■ **Exercise requirements**:
Each line containing the word "with" must be collected.

[Rows from a dataset of charts and code]
——
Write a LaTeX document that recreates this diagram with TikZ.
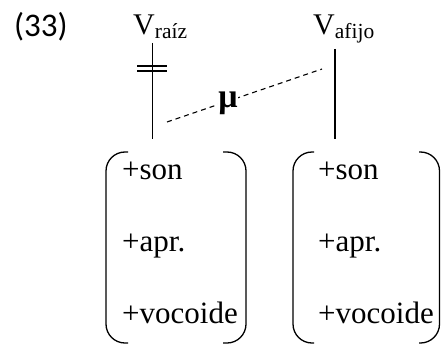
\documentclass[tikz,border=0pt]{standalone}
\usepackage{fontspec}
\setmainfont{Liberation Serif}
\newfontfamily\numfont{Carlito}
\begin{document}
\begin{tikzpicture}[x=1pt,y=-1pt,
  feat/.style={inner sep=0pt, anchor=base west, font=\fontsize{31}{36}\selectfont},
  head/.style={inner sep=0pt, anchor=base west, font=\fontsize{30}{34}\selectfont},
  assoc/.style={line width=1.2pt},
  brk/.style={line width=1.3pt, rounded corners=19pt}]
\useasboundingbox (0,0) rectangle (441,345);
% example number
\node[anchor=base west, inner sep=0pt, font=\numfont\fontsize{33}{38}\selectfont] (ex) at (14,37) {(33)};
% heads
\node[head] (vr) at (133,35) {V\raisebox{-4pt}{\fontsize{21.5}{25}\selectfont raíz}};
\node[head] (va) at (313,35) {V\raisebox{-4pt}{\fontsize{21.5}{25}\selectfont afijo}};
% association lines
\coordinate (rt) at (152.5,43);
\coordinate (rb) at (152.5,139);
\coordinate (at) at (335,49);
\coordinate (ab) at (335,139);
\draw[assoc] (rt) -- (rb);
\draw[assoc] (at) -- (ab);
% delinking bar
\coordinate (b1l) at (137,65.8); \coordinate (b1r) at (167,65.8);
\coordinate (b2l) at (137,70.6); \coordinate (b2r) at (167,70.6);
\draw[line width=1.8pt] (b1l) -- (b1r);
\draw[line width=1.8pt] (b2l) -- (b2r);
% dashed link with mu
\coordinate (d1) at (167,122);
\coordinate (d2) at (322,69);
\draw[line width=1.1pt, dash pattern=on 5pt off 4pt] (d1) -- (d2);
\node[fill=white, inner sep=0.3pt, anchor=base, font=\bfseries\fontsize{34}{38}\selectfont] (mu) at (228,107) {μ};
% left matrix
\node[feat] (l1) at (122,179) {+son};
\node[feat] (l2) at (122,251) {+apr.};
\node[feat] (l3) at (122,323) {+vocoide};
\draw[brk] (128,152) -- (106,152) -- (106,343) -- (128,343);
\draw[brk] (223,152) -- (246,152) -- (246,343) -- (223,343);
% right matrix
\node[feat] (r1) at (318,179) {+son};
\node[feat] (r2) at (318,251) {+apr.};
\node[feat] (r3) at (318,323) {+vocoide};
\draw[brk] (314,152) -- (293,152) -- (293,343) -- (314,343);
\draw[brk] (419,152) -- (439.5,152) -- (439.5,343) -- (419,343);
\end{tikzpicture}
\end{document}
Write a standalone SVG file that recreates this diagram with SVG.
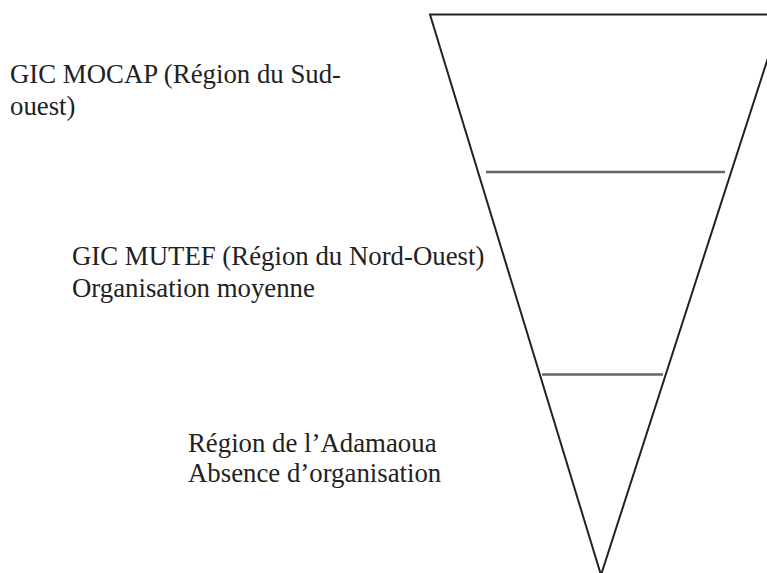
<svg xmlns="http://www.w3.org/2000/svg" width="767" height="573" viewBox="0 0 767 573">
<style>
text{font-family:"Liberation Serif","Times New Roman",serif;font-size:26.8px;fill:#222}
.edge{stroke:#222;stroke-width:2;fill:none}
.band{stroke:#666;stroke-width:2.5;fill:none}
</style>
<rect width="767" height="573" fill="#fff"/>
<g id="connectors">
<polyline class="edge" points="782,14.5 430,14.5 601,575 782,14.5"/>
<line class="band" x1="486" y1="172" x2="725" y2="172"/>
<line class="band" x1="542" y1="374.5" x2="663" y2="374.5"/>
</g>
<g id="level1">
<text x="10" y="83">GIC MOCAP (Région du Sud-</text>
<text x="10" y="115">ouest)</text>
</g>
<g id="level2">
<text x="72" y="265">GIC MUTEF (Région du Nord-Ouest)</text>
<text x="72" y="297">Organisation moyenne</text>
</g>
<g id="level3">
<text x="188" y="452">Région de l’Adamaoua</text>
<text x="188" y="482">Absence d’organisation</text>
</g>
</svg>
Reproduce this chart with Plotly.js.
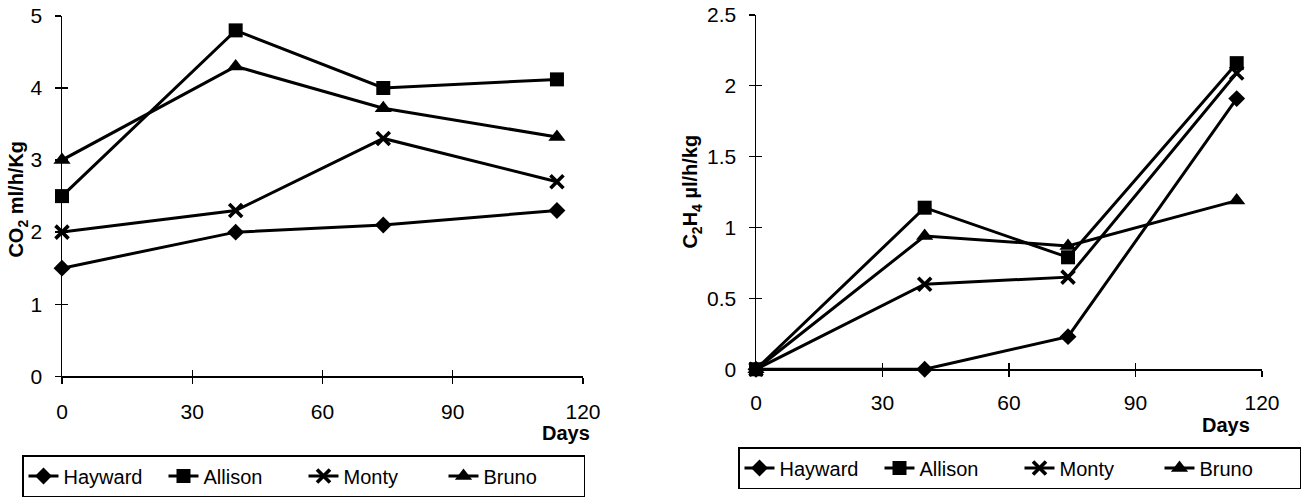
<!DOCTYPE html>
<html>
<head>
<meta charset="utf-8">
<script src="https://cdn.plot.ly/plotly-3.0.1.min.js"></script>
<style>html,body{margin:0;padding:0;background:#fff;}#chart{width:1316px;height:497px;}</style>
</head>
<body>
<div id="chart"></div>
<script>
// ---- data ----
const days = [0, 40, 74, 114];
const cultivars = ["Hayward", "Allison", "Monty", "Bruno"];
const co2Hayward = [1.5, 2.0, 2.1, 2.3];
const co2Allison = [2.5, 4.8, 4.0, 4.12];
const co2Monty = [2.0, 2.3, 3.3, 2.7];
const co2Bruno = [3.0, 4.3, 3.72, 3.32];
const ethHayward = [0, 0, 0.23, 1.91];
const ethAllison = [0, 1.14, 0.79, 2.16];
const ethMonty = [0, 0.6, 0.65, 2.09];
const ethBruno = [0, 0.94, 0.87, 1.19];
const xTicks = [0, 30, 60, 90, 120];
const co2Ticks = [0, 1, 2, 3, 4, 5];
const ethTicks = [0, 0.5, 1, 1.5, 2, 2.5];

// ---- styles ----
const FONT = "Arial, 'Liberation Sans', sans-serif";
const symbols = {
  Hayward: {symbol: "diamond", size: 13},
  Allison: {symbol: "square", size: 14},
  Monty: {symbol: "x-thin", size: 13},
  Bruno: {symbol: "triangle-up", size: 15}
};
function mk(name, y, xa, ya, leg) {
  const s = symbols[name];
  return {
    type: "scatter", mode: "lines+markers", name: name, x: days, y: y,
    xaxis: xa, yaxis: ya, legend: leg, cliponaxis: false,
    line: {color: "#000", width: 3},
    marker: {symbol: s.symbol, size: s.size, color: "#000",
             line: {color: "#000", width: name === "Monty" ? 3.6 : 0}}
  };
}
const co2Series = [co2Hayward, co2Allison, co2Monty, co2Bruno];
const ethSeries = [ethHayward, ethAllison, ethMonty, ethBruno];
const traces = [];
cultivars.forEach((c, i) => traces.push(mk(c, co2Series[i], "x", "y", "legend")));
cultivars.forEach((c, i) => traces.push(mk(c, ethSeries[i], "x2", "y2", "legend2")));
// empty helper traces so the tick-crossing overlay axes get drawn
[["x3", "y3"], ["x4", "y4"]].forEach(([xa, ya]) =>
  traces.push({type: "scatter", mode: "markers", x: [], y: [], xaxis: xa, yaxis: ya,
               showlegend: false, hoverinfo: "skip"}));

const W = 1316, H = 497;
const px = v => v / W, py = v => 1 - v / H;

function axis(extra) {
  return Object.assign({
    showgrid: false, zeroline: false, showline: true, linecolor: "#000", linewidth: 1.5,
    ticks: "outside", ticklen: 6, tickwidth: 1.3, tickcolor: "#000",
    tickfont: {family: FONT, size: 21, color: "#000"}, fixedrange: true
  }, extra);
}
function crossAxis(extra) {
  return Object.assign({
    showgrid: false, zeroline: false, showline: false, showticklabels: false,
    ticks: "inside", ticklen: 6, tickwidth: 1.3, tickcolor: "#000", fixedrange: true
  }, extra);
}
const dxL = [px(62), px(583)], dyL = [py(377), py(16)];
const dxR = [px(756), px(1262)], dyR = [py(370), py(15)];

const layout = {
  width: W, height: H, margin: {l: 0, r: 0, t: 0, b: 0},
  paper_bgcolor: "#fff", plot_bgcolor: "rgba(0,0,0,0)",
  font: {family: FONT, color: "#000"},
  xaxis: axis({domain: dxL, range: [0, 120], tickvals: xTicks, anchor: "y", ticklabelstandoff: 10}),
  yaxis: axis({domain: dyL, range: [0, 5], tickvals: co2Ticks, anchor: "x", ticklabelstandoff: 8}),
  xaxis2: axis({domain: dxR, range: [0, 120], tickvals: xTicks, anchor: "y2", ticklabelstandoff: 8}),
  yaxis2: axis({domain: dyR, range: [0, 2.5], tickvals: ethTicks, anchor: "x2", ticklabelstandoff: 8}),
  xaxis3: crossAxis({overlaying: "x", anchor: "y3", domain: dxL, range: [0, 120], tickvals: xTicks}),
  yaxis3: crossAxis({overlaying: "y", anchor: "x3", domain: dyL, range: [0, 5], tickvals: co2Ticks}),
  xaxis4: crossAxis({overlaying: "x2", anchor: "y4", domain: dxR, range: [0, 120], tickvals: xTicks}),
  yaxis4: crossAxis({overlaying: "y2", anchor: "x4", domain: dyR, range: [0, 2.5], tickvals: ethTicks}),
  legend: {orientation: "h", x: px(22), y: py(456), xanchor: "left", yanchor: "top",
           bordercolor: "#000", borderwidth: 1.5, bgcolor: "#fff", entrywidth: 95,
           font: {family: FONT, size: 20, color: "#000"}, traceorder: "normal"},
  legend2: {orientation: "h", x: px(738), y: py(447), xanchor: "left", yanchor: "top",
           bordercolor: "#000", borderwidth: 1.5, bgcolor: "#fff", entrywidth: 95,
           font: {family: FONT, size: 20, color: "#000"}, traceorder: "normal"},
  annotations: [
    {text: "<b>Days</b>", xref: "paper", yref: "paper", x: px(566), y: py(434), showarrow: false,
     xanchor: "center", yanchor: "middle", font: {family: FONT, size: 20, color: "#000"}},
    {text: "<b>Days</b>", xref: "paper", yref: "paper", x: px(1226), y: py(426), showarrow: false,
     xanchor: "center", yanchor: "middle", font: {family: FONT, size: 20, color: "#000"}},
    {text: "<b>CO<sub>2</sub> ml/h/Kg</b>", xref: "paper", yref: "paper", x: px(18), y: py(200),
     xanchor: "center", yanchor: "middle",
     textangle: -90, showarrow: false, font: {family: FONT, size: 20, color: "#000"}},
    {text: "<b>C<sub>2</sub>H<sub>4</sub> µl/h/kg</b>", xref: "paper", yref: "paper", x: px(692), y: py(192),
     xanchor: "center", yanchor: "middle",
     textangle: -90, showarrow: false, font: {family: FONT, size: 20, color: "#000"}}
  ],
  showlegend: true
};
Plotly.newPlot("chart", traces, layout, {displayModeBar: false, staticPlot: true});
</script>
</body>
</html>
——
■ **Result of this exercise**:
Write a LaTeX document that recreates this diagram with TikZ.
% dashed link with mu
Write a standalone SVG file that recreates this diagram with SVG.
Reproduce this chart with Plotly.js.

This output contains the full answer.